— begin —

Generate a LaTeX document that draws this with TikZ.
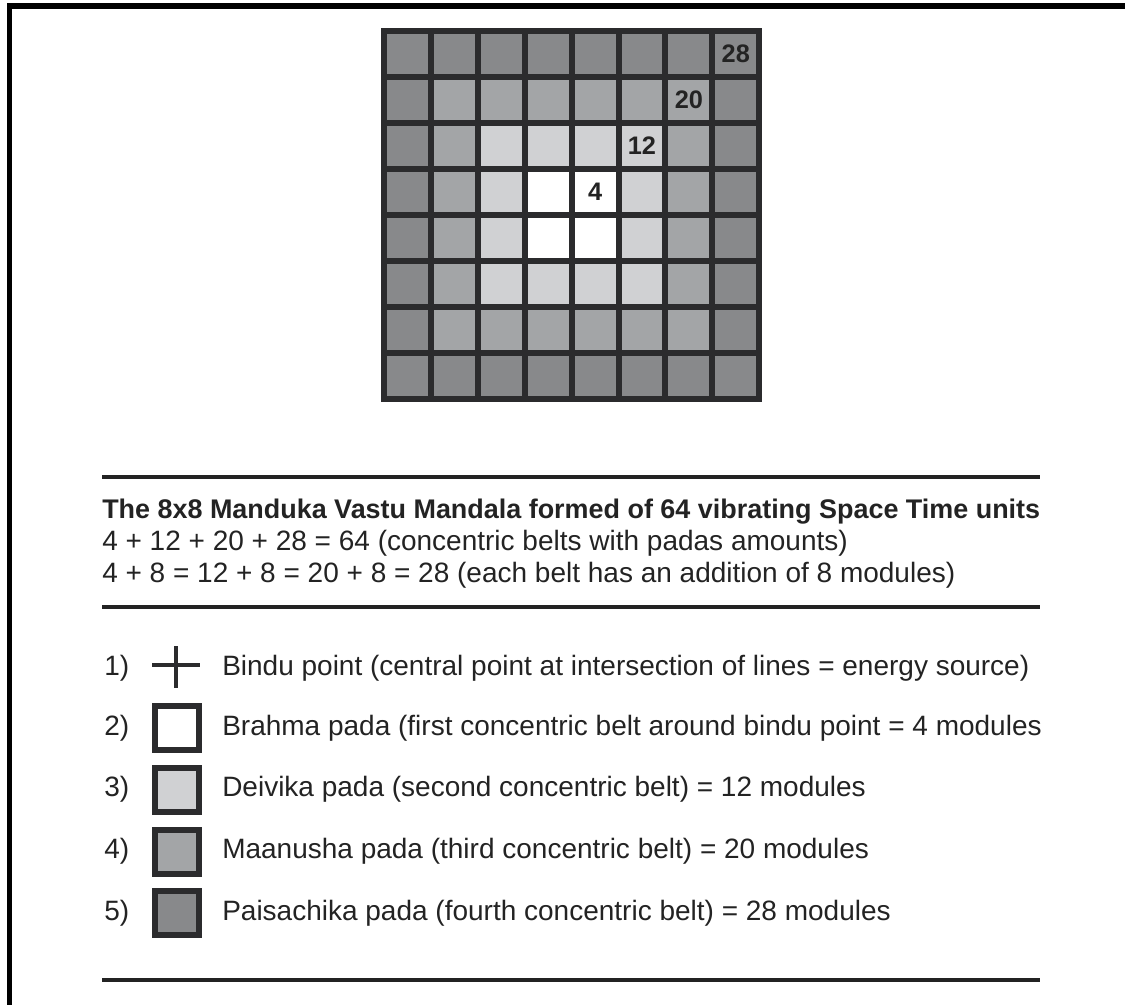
\documentclass[tikz,border=0pt]{standalone}
\usepackage{fontspec}
\setmainfont{Liberation Sans}
\usepackage{xcolor}
\usetikzlibrary{positioning}

\definecolor{belt1}{HTML}{FFFFFF}
\definecolor{belt3}{HTML}{D0D1D3}
\definecolor{belt5}{HTML}{A3A5A7}
\definecolor{belt7}{HTML}{88898B}
\definecolor{gridline}{HTML}{2B2B2D}
\definecolor{ink}{HTML}{232323}

\begin{document}
\begin{tikzpicture}[
  x=0.75pt, y=-0.75pt,
  font=\fontsize{21}{24}\selectfont,
  frame/.style={draw=black, line width=3.8pt},
  cell/.style={draw=gridline, line width=4.5pt},
  rule/.style={draw=ink, line width=2.3pt},
  count/.style={font=\fontsize{19}{21}\selectfont\bfseries, text=ink, inner sep=0pt},
  caption/.style={anchor=base west, text=ink, inner sep=0pt},
  keynum/.style={anchor=base west, text=ink, inner sep=0pt},
  keybox/.style={draw=gridline, line width=3.8pt, minimum size=33pt, inner sep=0pt},
  keytext/.style={anchor=base west, text=ink, inner sep=0pt},
  bindu/.style={draw=gridline, line width=3.2pt}
]
\useasboundingbox (0,0) rectangle (1125,1005);
\draw[frame] (9.5,1005) -- (9.5,6) -- (1125,6);

% 8x8 mandala, coloured by concentric belt
\foreach \i in {0,...,7}{
  \foreach \j in {0,...,7}{
    \pgfmathtruncatemacro\belt{max(abs(2*\i-7),abs(2*\j-7))}
    \draw[cell, fill=belt\belt] ({384+46.9*\i},{31+46*\j}) rectangle +(46.9,46);
    \coordinate (c-\i-\j) at ({384+46.9*\i+23.45},{31+46*\j+23});
  }
}
\node[count] (n28) at (c-7-0) {28};
\node[count] (n20) at (c-6-1) {20};
\node[count] (n12) at (c-5-2) {12};
\node[count] (n4) at (c-4-3) {4};

\draw[rule] (102,477) -- (1040,477);
\node[caption, font=\fontsize{20.2}{24}\selectfont\bfseries] (title) at (102,518)
  {The 8x8 Manduka Vastu Mandala formed of 64 vibrating Space Time units};
\node[caption] (sum) at (102,551)
  {4 + 12 + 20 + 28 = 64 (concentric belts with padas amounts)};
\node[caption] (step) at (102,582)
  {4 + 8 = 12 + 8 = 20 + 8 = 28 (each belt has an addition of 8 modules)};
\draw[rule] (102,607) -- (1040,607);

% legend
\node[keynum] (k1) at (104,675) {1)};
\coordinate (bindu) at (176,667);
\draw[bindu] (bindu) ++(-24,-2) -- ++(48,0) (bindu) ++(0,-21) -- ++(0,42);
\node[keytext] (t1) at (222,675)
  {Bindu point (central point at intersection of lines = energy source)};

\node[keynum] (k2) at (104,735) {2)};
\node[keybox, fill=belt1] (b2) at (177,728) {};
\node[keytext] (t2) at (222,735)
  {Brahma pada (first concentric belt around bindu point = 4 modules};

\node[keynum] (k3) at (104,796) {3)};
\node[keybox, fill=belt3] (b3) at (177,790) {};
\node[keytext] (t3) at (222,796)
  {Deivika pada (second concentric belt) = 12 modules};

\node[keynum] (k4) at (104,858) {4)};
\node[keybox, fill=belt5] (b4) at (177,852) {};
\node[keytext] (t4) at (222,858)
  {Maanusha pada (third concentric belt) = 20 modules};

\node[keynum] (k5) at (104,920) {5)};
\node[keybox, fill=belt7] (b5) at (177,913) {};
\node[keytext] (t5) at (222,920)
  {Paisachika pada (fourth concentric belt) = 28 modules};

\draw[rule] (102,980) -- (1040,980);
\end{tikzpicture}
\end{document}
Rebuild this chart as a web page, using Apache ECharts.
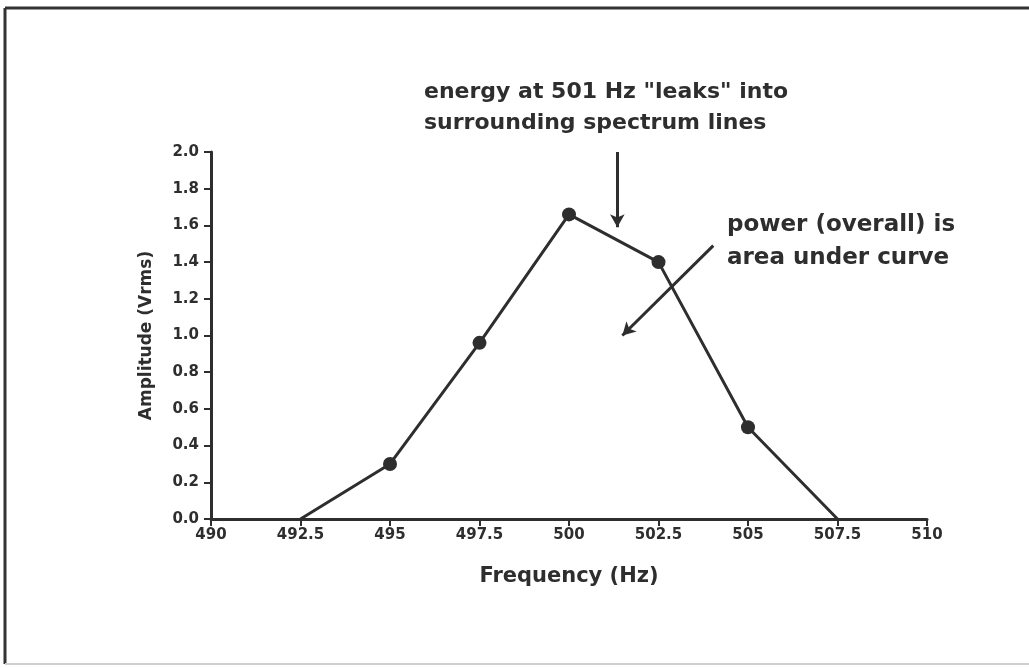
<!DOCTYPE html>
<html>
<head>
<meta charset="utf-8">
<script src="https://cdn.jsdelivr.net/npm/echarts@6/dist/echarts.min.js"></script>
<style>
  html, body { margin: 0; padding: 0; background: #fff; }
  #chart { width: 1029px; height: 668px; }
</style>
</head>
<body>
<div id="chart"></div>
<script>
// spectrum lines around 501 Hz
const freqs = [492.5, 495, 497.5, 500, 502.5, 505, 507.5];
const amps = [0, 0.3, 0.96, 1.66, 1.40, 0.5, 0];

// arrows, in data coordinates [from, to]
const leakArrow = [[501.35, 2.0], [501.35, 1.59]];
const areaArrow = [[504.03, 1.49], [501.49, 1.0]];

const noteLeak = 'energy at 501 Hz "leaks" into\nsurrounding spectrum lines';
const noteArea = 'power (overall) is\narea under curve';

const ink = '#2e2e2e';
const fontFamily = '"DejaVu Sans", sans-serif';

function pairs(xs, ys) {
  return xs.map((x, i) => [x, ys[i]]);
}

const option = {
  animation: false,
  backgroundColor: '#fff',
  grid: { left: 211, right: 102, top: 152, bottom: 149 },
  xAxis: {
    type: 'value',
    min: 490,
    max: 510,
    interval: 2.5,
    name: 'Frequency (Hz)',
    nameLocation: 'middle',
    nameGap: 47,
    nameTextStyle: { color: ink, fontFamily, fontWeight: 'bold', fontSize: 21 },
    axisLine: { lineStyle: { color: ink, width: 3 } },
    axisTick: { length: 7, lineStyle: { color: ink, width: 2 } },
    axisLabel: { color: ink, fontFamily, fontWeight: 'bold', fontSize: 15, margin: 9 },
    splitLine: { show: false },
  },
  yAxis: {
    type: 'value',
    min: 0,
    max: 2.0,
    interval: 0.2,
    name: 'Amplitude (Vrms)',
    nameLocation: 'middle',
    nameGap: 56,
    nameTextStyle: { color: ink, fontFamily, fontWeight: 'bold', fontSize: 17 },
    axisLine: { show: true, lineStyle: { color: ink, width: 3 } },
    axisTick: { show: true, length: 7, lineStyle: { color: ink, width: 2 } },
    axisLabel: {
      color: ink, fontFamily, fontWeight: 'bold', fontSize: 15, margin: 12,
      formatter: (v) => v.toFixed(1),
    },
    splitLine: { show: false },
  },
  series: [
    {
      type: 'line',
      data: pairs(freqs, amps),
      symbol: 'circle',
      symbolSize: (val) => (val[1] === 0 ? 0 : 14),
      itemStyle: { color: ink },
      lineStyle: { color: ink, width: 3 },
      emphasis: { disabled: true },
      markLine: {
        silent: true,
        symbol: ['none', 'arrow'],
        symbolSize: [11, 13],
        label: { show: false },
        lineStyle: { color: ink, width: 3, type: 'solid' },
        emphasis: { disabled: true },
        data: [
          [{ coord: leakArrow[0] }, { coord: leakArrow[1] }],
          [{ coord: areaArrow[0] }, { coord: areaArrow[1] }],
        ],
      },
    },
  ],
  graphic: [
    // picture frame
    { type: 'line', silent: true, shape: { x1: 5, y1: 8, x2: 1029, y2: 8 }, style: { stroke: '#333', lineWidth: 3 } },
    { type: 'line', silent: true, shape: { x1: 5, y1: 8, x2: 5, y2: 664 }, style: { stroke: '#333', lineWidth: 3 } },
    { type: 'line', silent: true, shape: { x1: 5, y1: 664, x2: 1029, y2: 664 }, style: { stroke: '#cfcfcf', lineWidth: 2 } },
    // notes
    {
      type: 'text', silent: true, left: 424, top: 77,
      style: { text: noteLeak, fill: ink, fontFamily, fontWeight: 'bold', fontSize: 22, lineHeight: 31 },
    },
    {
      type: 'text', silent: true, left: 727, top: 209,
      style: { text: noteArea, fill: ink, fontFamily, fontWeight: 'bold', fontSize: 23, lineHeight: 33 },
    },
  ],
};

const myChart = echarts.init(document.getElementById('chart'));
myChart.setOption(option);
</script>
</body>
</html>
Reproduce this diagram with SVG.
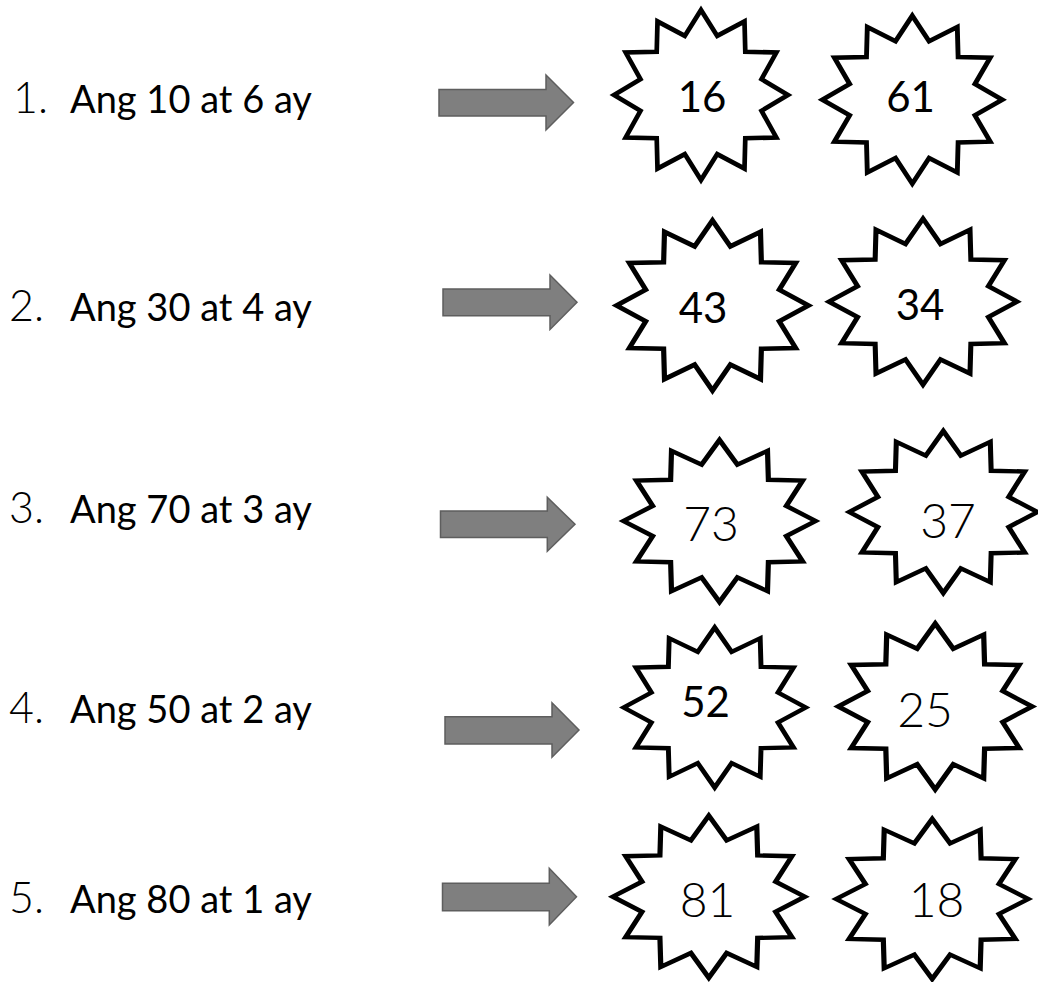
<svg xmlns="http://www.w3.org/2000/svg" xmlns:xlink="http://www.w3.org/1999/xlink" width="1038" height="982" viewBox="0 0 1038 982">
<style>
.lbl{font-family:Lato,"Liberation Sans",sans-serif;font-size:38px;fill:#000}
.num{font-family:Lato,"Liberation Sans",sans-serif;font-weight:300;font-size:43px;fill:#000}
.cal{font-family:Lato,"Liberation Sans",sans-serif;font-size:42px;fill:#000;text-anchor:middle}
.cg{font-family:Lato,"Liberation Sans",sans-serif;font-weight:300;font-size:48px;fill:#000;text-anchor:middle}
.arrow{fill:#7f7f7f;stroke:#5e5e5e;stroke-width:1.5;stroke-linejoin:miter}
.star{fill:#fff;stroke:#000;stroke-width:5.4;stroke-linejoin:miter;stroke-miterlimit:10}
</style>
<defs>
<polygon id="star12" class="star" points="0,-100 18.64,-69.55 50,-86.6 50.91,-50.91 86.6,-50 69.55,-18.64 100,0 69.55,18.64 86.6,50 50.91,50.91 50,86.6 18.64,69.55 0,100 -18.64,69.55 -50,86.6 -50.91,50.91 -86.6,50 -69.55,18.64 -100,0 -69.55,-18.64 -86.6,-50 -50.91,-50.91 -50,-86.6 -18.64,-69.55"/>
</defs>
<rect width="1038" height="982" fill="#fff"/>
<g id="labels">
<g id="label1"><text class="num" x="13" y="113">1.</text><text class="lbl" x="70" y="113">Ang 10 at 6 ay</text></g>
<g id="label2"><text class="num" x="9" y="321">2.</text><text class="lbl" x="70" y="321">Ang 30 at 4 ay</text></g>
<g id="label3"><text class="num" x="9" y="523">3.</text><text class="lbl" x="70" y="523">Ang 70 at 3 ay</text></g>
<g id="label4"><text class="num" x="9" y="723">4.</text><text class="lbl" x="70" y="723">Ang 50 at 2 ay</text></g>
<g id="label5"><text class="num" x="9" y="913">5.</text><text class="lbl" x="70" y="913">Ang 80 at 1 ay</text></g>
</g>
<g id="connectors">
<polygon class="arrow" points="439,89.5 546,89.5 546,75 573.5,102.5 546,130 546,116 439,116"/>
<polygon class="arrow" points="443,289 550,289 550,275 577,302.3 550,329.5 550,315.7 443,315.7"/>
<polygon class="arrow" points="440.5,511 547.3,511 547.3,497.3 575,524.3 547.3,551.3 547.3,537.5 440.5,537.5"/>
<polygon class="arrow" points="445,716.7 552,716.7 552,702.7 579,730 552,757.3 552,744 445,744"/>
<polygon class="arrow" points="442.5,883.3 549.3,883.3 549.3,868.3 576.5,896.7 549.3,925 549.3,910.7 442.5,910.7"/>
</g>
<g id="star-16"><use xlink:href="#star12" transform="translate(701,95) scale(0.87,0.85)"/><text class="cal" x="702" y="112">16</text></g>
<g id="star-61"><use xlink:href="#star12" transform="translate(912.3,99.7) scale(0.90,0.84)"/><text class="cal" x="910.5" y="112">61</text></g>
<g id="star-43"><use xlink:href="#star12" transform="translate(712.5,305.5) scale(0.96,0.85)"/><text class="cal" x="703" y="323">43</text></g>
<g id="star-34"><use xlink:href="#star12" transform="translate(923,301.7) scale(0.94,0.83)"/><text class="cal" x="920" y="320">34</text></g>
<g id="star-73"><use xlink:href="#star12" transform="translate(719.5,521) scale(0.96,0.81)"/><text class="cg" x="711" y="540.5">73</text></g>
<g id="star-37"><use xlink:href="#star12" transform="translate(943.3,512) scale(0.94,0.81)"/><text class="cg" x="948" y="538">37</text></g>
<g id="star-52"><use xlink:href="#star12" transform="translate(714.7,707.5) scale(0.91,0.80)"/><text class="cal" x="705.5" y="717">52</text></g>
<g id="star-25"><use xlink:href="#star12" transform="translate(935.2,706.5) scale(0.97,0.83)"/><text class="cg" x="925" y="727">25</text></g>
<g id="star-81"><use xlink:href="#star12" transform="translate(708.8,896.7) scale(0.96,0.81)"/><text class="cg" x="707.5" y="917">81</text></g>
<g id="star-18"><use xlink:href="#star12" transform="translate(932.2,899) scale(0.96,0.80)"/><text class="cg" x="936.5" y="917">18</text></g>
</svg>
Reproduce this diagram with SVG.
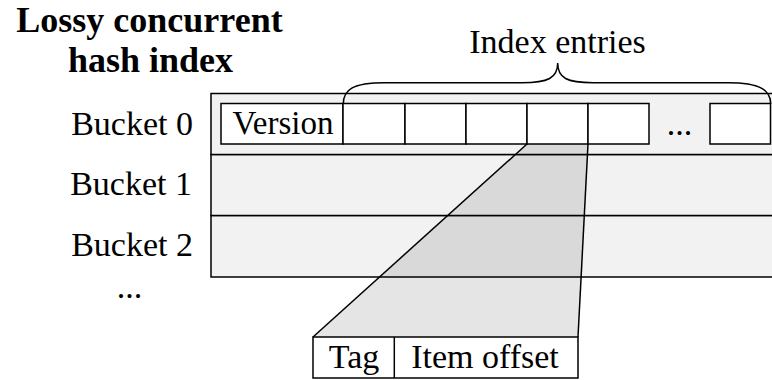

— end —

Given task — Pictures are excluded; extract exactly the lines from the start of the data through the line that holds "(102,607) -- (1040,607);", both ends included.

Result for this task —
Generate a LaTeX document that draws this with TikZ.
\documentclass[tikz,border=0pt]{standalone}
\usepackage{fontspec}
\setmainfont{Liberation Sans}
\usepackage{xcolor}
\usetikzlibrary{positioning}

\definecolor{belt1}{HTML}{FFFFFF}
\definecolor{belt3}{HTML}{D0D1D3}
\definecolor{belt5}{HTML}{A3A5A7}
\definecolor{belt7}{HTML}{88898B}
\definecolor{gridline}{HTML}{2B2B2D}
\definecolor{ink}{HTML}{232323}

\begin{document}
\begin{tikzpicture}[
  x=0.75pt, y=-0.75pt,
  font=\fontsize{21}{24}\selectfont,
  frame/.style={draw=black, line width=3.8pt},
  cell/.style={draw=gridline, line width=4.5pt},
  rule/.style={draw=ink, line width=2.3pt},
  count/.style={font=\fontsize{19}{21}\selectfont\bfseries, text=ink, inner sep=0pt},
  caption/.style={anchor=base west, text=ink, inner sep=0pt},
  keynum/.style={anchor=base west, text=ink, inner sep=0pt},
  keybox/.style={draw=gridline, line width=3.8pt, minimum size=33pt, inner sep=0pt},
  keytext/.style={anchor=base west, text=ink, inner sep=0pt},
  bindu/.style={draw=gridline, line width=3.2pt}
]
\useasboundingbox (0,0) rectangle (1125,1005);
\draw[frame] (9.5,1005) -- (9.5,6) -- (1125,6);

% 8x8 mandala, coloured by concentric belt
\foreach \i in {0,...,7}{
  \foreach \j in {0,...,7}{
    \pgfmathtruncatemacro\belt{max(abs(2*\i-7),abs(2*\j-7))}
    \draw[cell, fill=belt\belt] ({384+46.9*\i},{31+46*\j}) rectangle +(46.9,46);
    \coordinate (c-\i-\j) at ({384+46.9*\i+23.45},{31+46*\j+23});
  }
}
\node[count] (n28) at (c-7-0) {28};
\node[count] (n20) at (c-6-1) {20};
\node[count] (n12) at (c-5-2) {12};
\node[count] (n4) at (c-4-3) {4};

\draw[rule] (102,477) -- (1040,477);
\node[caption, font=\fontsize{20.2}{24}\selectfont\bfseries] (title) at (102,518)
  {The 8x8 Manduka Vastu Mandala formed of 64 vibrating Space Time units};
\node[caption] (sum) at (102,551)
  {4 + 12 + 20 + 28 = 64 (concentric belts with padas amounts)};
\node[caption] (step) at (102,582)
  {4 + 8 = 12 + 8 = 20 + 8 = 28 (each belt has an addition of 8 modules)};
\draw[rule] (102,607) -- (1040,607);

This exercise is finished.